GNL — Global Net Lease, Inc.
NYSE
Q4 2025 Earnings Call Summary
February 26, 2026
GNL Q4 2025 Earnings Call Summary
1. Key Financial Results and Metrics
- Q4 2025 Revenue: $117 million
- Net Income: $37.2 million
- AFFO: $48.5 million, or $0.22 per share, exceeding guidance of $0.95 to $0.97 for the full year, which was $0.99 per share.
- Outstanding Debt: Reduced to $2.6 billion, down $2.1 billion from the end of 2024.
- Net Debt to Adjusted EBITDA: Improved to 6.7x from 7.6x in 2024.
- Weighted Average Interest Rate: Decreased to 4.2% from 4.8% in 2024.
- Liquidity Position: Approximately $961.9 million as of December 31, 2025.
2. Strategic Updates and Business Highlights
- Portfolio Transformation: Successfully executed a $1.8 billion sale of a multi-tenant retail portfolio, transitioning to a pure-play single-tenant net lease REIT.
- Dispositions Program: Completed approximately $3.4 billion in asset sales since 2024, enhancing portfolio quality and reducing operational complexity.
- Credit Rating Upgrades: Fitch upgraded the corporate credit rating to BBB- from BB+, and S&P Global raised it to BB+.
- Share Repurchase Program: Acquired 17.2 million shares at an average price of $7.88, totaling $135.9 million, with an implied AFFO yield of approximately 12%.
3. Forward Guidance and Outlook
- 2026 AFFO Guidance: Expected in the range of $0.80 to $0.84 per share.
- Net Debt to Adjusted EBITDA Guidance: Projected to be between 6.5x to 6.9x.
- Transaction Volume: Anticipated gross transaction volume of $250 million to $350 million, including both acquisitions and dispositions.
- Focus for 2026: Shift towards capital recycling, selective acquisitions, and further deleveraging, particularly reducing office exposure.
4. Bad News, Challenges, or Points of Concern
- Office Portfolio Exposure: Continued focus on reducing office assets due to market uncertainties, with potential challenges in achieving desired pricing for future sales.
- Market Conditions: The company is cautious about macroeconomic factors that could impact acquisition opportunities and overall market performance.
- Guidance Adjustments: Some analysts expressed concerns regarding potential headwinds that could affect the anticipated growth metrics for 2026.
5. Notable Q&A Insights
- McLaren Sale: The sale was driven by natural interest rather than a highly marketed process, indicating potential for similar pricing in future office sales.

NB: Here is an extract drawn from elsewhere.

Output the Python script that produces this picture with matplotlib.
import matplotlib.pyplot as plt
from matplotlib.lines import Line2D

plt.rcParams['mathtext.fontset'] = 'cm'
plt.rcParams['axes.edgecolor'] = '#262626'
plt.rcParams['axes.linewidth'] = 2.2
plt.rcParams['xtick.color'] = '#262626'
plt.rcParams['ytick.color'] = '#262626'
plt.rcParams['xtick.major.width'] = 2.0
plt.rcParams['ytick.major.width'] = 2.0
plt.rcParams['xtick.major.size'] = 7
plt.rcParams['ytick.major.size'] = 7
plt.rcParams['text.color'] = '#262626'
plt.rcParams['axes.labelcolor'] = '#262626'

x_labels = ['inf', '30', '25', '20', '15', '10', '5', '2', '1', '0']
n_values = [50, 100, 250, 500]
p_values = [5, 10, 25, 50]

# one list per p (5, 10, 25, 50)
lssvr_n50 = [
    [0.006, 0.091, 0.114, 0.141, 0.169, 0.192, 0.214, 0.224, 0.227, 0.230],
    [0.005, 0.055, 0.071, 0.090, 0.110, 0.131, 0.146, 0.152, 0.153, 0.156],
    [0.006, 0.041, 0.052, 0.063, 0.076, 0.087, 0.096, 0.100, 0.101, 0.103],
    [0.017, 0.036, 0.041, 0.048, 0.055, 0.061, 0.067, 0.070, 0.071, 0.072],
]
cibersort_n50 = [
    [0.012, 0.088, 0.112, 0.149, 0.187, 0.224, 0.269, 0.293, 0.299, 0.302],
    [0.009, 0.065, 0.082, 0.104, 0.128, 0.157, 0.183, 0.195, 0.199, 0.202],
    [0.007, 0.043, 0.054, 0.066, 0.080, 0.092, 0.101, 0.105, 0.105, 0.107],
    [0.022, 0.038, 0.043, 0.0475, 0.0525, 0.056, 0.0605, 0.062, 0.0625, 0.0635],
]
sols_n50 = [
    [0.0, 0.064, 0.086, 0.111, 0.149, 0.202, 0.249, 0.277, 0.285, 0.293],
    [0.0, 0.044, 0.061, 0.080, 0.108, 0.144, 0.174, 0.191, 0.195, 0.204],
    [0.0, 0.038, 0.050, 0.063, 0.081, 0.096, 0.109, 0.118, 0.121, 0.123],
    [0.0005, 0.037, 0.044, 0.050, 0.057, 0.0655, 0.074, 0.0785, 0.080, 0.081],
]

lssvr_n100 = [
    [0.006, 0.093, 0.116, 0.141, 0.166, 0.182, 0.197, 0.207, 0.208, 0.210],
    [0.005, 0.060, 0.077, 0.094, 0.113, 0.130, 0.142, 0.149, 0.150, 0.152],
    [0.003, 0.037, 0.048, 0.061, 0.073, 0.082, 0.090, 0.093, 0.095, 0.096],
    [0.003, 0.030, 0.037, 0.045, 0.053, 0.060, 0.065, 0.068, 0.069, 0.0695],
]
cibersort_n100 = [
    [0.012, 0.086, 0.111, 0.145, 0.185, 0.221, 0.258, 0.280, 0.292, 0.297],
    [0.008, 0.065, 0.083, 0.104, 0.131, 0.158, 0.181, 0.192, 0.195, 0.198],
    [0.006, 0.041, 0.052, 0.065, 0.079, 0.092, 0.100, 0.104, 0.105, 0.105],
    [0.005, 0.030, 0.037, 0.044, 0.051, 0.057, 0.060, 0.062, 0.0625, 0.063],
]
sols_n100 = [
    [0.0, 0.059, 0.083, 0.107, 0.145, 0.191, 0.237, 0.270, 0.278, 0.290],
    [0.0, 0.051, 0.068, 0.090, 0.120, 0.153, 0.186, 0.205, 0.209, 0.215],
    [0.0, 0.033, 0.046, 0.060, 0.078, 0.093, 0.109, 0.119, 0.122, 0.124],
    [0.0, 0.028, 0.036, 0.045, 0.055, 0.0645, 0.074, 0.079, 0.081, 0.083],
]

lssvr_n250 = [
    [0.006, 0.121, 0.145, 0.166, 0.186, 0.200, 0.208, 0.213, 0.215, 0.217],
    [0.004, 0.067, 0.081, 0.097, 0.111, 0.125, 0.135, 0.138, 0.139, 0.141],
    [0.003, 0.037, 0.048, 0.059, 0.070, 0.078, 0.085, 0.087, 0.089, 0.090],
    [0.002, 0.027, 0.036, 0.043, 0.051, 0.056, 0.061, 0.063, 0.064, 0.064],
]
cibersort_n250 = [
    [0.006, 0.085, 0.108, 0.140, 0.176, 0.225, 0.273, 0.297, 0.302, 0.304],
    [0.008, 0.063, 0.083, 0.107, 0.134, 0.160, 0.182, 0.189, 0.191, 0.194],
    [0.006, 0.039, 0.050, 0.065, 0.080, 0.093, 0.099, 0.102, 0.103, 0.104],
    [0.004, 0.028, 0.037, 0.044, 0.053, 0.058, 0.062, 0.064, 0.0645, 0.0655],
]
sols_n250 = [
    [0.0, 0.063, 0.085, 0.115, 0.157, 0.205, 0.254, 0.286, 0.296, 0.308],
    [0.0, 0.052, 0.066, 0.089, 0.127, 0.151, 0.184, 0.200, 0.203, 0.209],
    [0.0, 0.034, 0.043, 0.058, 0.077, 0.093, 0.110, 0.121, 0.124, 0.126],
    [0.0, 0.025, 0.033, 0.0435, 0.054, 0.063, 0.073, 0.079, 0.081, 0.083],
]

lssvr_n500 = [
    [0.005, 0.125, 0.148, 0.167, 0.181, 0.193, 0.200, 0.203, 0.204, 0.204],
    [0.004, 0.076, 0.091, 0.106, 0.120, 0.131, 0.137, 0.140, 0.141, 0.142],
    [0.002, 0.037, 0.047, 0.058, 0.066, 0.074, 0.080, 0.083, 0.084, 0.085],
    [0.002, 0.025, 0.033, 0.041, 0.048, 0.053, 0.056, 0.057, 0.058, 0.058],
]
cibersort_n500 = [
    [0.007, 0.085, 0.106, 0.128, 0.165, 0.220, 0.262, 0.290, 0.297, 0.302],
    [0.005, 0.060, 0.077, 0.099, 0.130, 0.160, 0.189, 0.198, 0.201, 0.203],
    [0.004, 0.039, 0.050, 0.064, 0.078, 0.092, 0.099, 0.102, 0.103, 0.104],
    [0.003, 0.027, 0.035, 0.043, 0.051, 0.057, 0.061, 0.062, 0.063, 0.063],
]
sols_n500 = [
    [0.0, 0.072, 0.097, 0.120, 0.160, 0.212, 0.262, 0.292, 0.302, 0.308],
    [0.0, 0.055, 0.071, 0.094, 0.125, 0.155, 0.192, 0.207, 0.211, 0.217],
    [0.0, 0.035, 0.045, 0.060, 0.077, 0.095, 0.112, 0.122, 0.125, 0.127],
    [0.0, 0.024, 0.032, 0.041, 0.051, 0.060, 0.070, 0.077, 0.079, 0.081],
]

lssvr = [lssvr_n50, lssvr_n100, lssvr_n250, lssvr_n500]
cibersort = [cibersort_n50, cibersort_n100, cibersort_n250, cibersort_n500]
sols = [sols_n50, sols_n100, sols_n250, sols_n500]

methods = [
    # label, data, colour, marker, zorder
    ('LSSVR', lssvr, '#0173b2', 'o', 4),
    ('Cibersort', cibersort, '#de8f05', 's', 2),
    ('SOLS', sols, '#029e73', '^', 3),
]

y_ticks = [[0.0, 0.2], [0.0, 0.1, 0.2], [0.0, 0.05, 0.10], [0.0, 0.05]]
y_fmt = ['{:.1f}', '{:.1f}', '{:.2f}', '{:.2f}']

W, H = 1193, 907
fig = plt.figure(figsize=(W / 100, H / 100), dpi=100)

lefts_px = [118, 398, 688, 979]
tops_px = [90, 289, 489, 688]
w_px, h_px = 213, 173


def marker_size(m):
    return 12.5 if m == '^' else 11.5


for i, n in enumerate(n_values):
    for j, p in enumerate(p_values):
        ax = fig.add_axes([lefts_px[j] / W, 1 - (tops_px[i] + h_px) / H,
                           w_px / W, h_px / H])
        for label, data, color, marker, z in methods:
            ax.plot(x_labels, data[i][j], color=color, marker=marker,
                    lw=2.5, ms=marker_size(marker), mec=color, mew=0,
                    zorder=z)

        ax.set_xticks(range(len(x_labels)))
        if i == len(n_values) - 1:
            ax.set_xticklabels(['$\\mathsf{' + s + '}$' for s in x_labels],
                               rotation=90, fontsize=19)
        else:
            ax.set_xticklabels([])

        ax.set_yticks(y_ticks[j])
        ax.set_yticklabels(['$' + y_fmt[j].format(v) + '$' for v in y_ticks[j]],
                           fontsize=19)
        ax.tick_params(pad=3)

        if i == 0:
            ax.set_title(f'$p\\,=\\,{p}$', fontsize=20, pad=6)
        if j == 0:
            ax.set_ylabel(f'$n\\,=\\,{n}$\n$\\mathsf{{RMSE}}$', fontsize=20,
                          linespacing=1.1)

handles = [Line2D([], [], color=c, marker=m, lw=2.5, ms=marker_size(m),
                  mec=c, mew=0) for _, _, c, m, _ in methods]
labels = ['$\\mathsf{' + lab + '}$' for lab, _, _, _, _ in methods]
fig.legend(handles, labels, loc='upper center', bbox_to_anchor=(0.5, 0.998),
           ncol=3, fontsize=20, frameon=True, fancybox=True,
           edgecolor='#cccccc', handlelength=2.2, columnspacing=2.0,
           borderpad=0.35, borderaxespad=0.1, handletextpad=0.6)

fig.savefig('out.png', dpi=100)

- Capital Allocation: Management emphasized a balanced approach between share repurchases and acquisitions, with a focus on maintaining leverage discipline.
- Office Dispositions Strategy: The company aims to unlock value in its office portfolio, with plans to market several assets while ensuring not to rush sales that could undermine value.
- Acquisition Focus: Future acquisitions will prioritize industrial and retail sectors, with a selective approach to ensure accretive growth.
Overall, GNL's Q4 2025 results reflect a strong financial position following significant asset sales, with a clear strategy for future growth while addressing potential market challenges.